◆ WHAT TO WORK ON
Transcribe each line of the material as it is, and drop any picture.

————————

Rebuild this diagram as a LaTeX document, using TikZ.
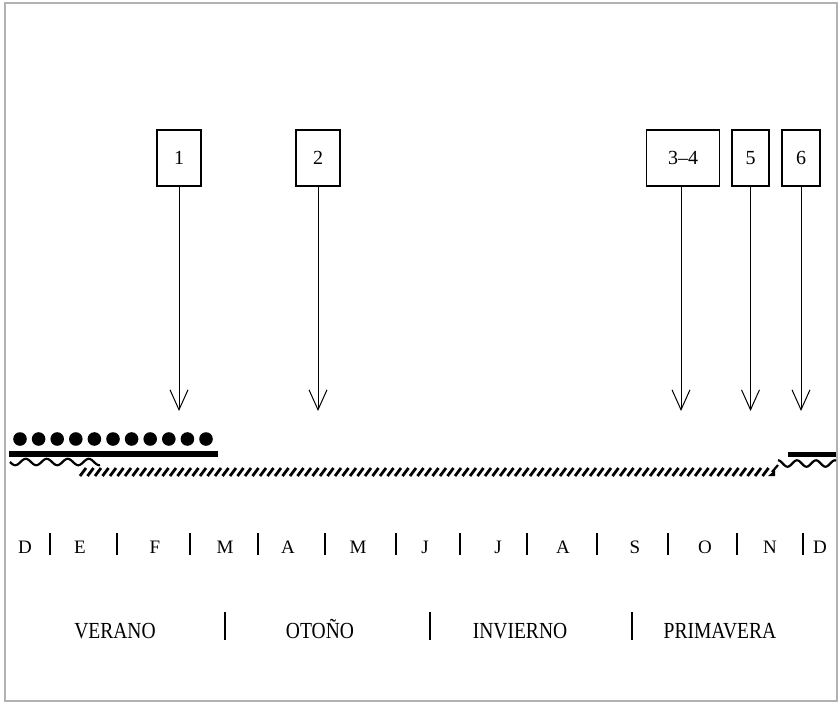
\documentclass[tikz,border=0pt]{standalone}
\usepackage{fontspec}
\setmainfont{Liberation Serif}
\usetikzlibrary{arrows.meta}
\begin{document}
\begin{tikzpicture}[x=1pt,y=-1pt,
  evbox/.style={draw, line width=1.1pt, minimum height=56pt, inner sep=0pt, font=\fontsize{20}{22}\selectfont},
  evarrow/.style={line width=1pt, -{Straight Barb[length=20pt,width=18pt,line width=1pt]}},
  month/.style={font=\fontsize{19}{21}\selectfont, inner sep=0pt, anchor=base},
  season/.style={font=\fontsize{23}{25}\selectfont, inner sep=0pt, xscale=0.85, anchor=base},
  sep/.style={line width=1.1pt},
  wave/.style={line width=2.2pt},
  hatch/.style={line width=2.8pt}]
\useasboundingbox (0,0) rectangle (840,704);
\draw[gray!60, line width=1.5pt] (5,3) rectangle (837,701);

% event boxes
\node[evbox, minimum width=44pt] (b1) at (179,158) {1};
\node[evbox, minimum width=44pt] (b2) at (318,158) {2};
\node[evbox, minimum width=73pt] (b3) at (683,158) {3–4};
\node[evbox, minimum width=37pt] (b5) at (750.5,158) {5};
\node[evbox, minimum width=38pt] (b6) at (801,158) {6};
\coordinate (t1) at (179,411);
\coordinate (t2) at (318,411);
\coordinate (t3) at (681,411);
\coordinate (t5) at (750.5,411);
\coordinate (t6) at (801,411);
\draw[evarrow] (b1.south) -- (t1);
\draw[evarrow] (b2.south) -- (t2);
\draw[evarrow] (b3.south -| t3) -- (t3);
\draw[evarrow] (b5.south) -- (t5);
\draw[evarrow] (b6.south) -- (t6);

% dots
\foreach \i in {0,...,10} \fill ({20+18.6*\i},439) circle (6.8pt);
% thick bars
\draw[line width=6pt] (9,454) -- (218,454);
\draw[line width=5.5pt] (788,454.5) -- (836,454.5);
% waves
\draw[wave] plot[domain=10:100, samples=90, smooth] (\x,{462+3.2*sin(17.143*(\x-10))});
\draw[wave] (772,472) -- (778,465) plot[domain=778:836, samples=60, smooth] (\x,{463.5-3.2*cos(18.947*(\x-778))});
% hatched band
\foreach \x in {80,87.5,...,768} \draw[hatch] (\x,476) -- (\x+6,468);
\fill (768,476) -- (775,476) -- (775,470) -- cycle;

% months
\foreach \x/\m in {25/D,80/E,155/F,225/M,288/A,358/M,425/J,498/J,563/A,635/S,705/O,770/N,820/D}
  \node[month] at (\x,553) {\m};
\foreach \x in {50,117,190,258,325,396,460,527,597,668,737,803}
  \draw[sep] (\x,533) -- (\x,555);

% seasons
\node[season] (ver) at (115,638) {VERANO};
\node[season] (oto) at (320,638) {OTOÑO};
\node[season] (inv) at (520,638) {INVIERNO};
\node[season] (pri) at (720,638) {PRIMAVERA};
\foreach \x in {225,430,632}
  \draw[sep] (\x,612) -- (\x,640);
\end{tikzpicture}
\end{document}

————————

◆ SOLUTION FOR THIS TASK
Rebuild this diagram as a LaTeX document, using TikZ.
\documentclass[tikz,border=0pt]{standalone}
\usepackage{fontspec}
\setmainfont{Liberation Serif}
\usetikzlibrary{arrows.meta}
\begin{document}
\begin{tikzpicture}[x=1pt,y=-1pt,
  evbox/.style={draw, line width=1.1pt, minimum height=56pt, inner sep=0pt, font=\fontsize{20}{22}\selectfont},
  evarrow/.style={line width=1pt, -{Straight Barb[length=20pt,width=18pt,line width=1pt]}},
  month/.style={font=\fontsize{19}{21}\selectfont, inner sep=0pt, anchor=base},
  season/.style={font=\fontsize{23}{25}\selectfont, inner sep=0pt, xscale=0.85, anchor=base},
  sep/.style={line width=1.1pt},
  wave/.style={line width=2.2pt},
  hatch/.style={line width=2.8pt}]
\useasboundingbox (0,0) rectangle (840,704);
\draw[gray!60, line width=1.5pt] (5,3) rectangle (837,701);

% event boxes
\node[evbox, minimum width=44pt] (b1) at (179,158) {1};
\node[evbox, minimum width=44pt] (b2) at (318,158) {2};
\node[evbox, minimum width=73pt] (b3) at (683,158) {3–4};
\node[evbox, minimum width=37pt] (b5) at (750.5,158) {5};
\node[evbox, minimum width=38pt] (b6) at (801,158) {6};
\coordinate (t1) at (179,411);
\coordinate (t2) at (318,411);
\coordinate (t3) at (681,411);
\coordinate (t5) at (750.5,411);
\coordinate (t6) at (801,411);
\draw[evarrow] (b1.south) -- (t1);
\draw[evarrow] (b2.south) -- (t2);
\draw[evarrow] (b3.south -| t3) -- (t3);
\draw[evarrow] (b5.south) -- (t5);
\draw[evarrow] (b6.south) -- (t6);

% dots
\foreach \i in {0,...,10} \fill ({20+18.6*\i},439) circle (6.8pt);
% thick bars
\draw[line width=6pt] (9,454) -- (218,454);
\draw[line width=5.5pt] (788,454.5) -- (836,454.5);
% waves
\draw[wave] plot[domain=10:100, samples=90, smooth] (\x,{462+3.2*sin(17.143*(\x-10))});
\draw[wave] (772,472) -- (778,465) plot[domain=778:836, samples=60, smooth] (\x,{463.5-3.2*cos(18.947*(\x-778))});
% hatched band
\foreach \x in {80,87.5,...,768} \draw[hatch] (\x,476) -- (\x+6,468);
\fill (768,476) -- (775,476) -- (775,470) -- cycle;

% months
\foreach \x/\m in {25/D,80/E,155/F,225/M,288/A,358/M,425/J,498/J,563/A,635/S,705/O,770/N,820/D}
  \node[month] at (\x,553) {\m};
\foreach \x in {50,117,190,258,325,396,460,527,597,668,737,803}
  \draw[sep] (\x,533) -- (\x,555);

% seasons
\node[season] (ver) at (115,638) {VERANO};
\node[season] (oto) at (320,638) {OTOÑO};
\node[season] (inv) at (520,638) {INVIERNO};
\node[season] (pri) at (720,638) {PRIMAVERA};
\foreach \x in {225,430,632}
  \draw[sep] (\x,612) -- (\x,640);
\end{tikzpicture}
\end{document}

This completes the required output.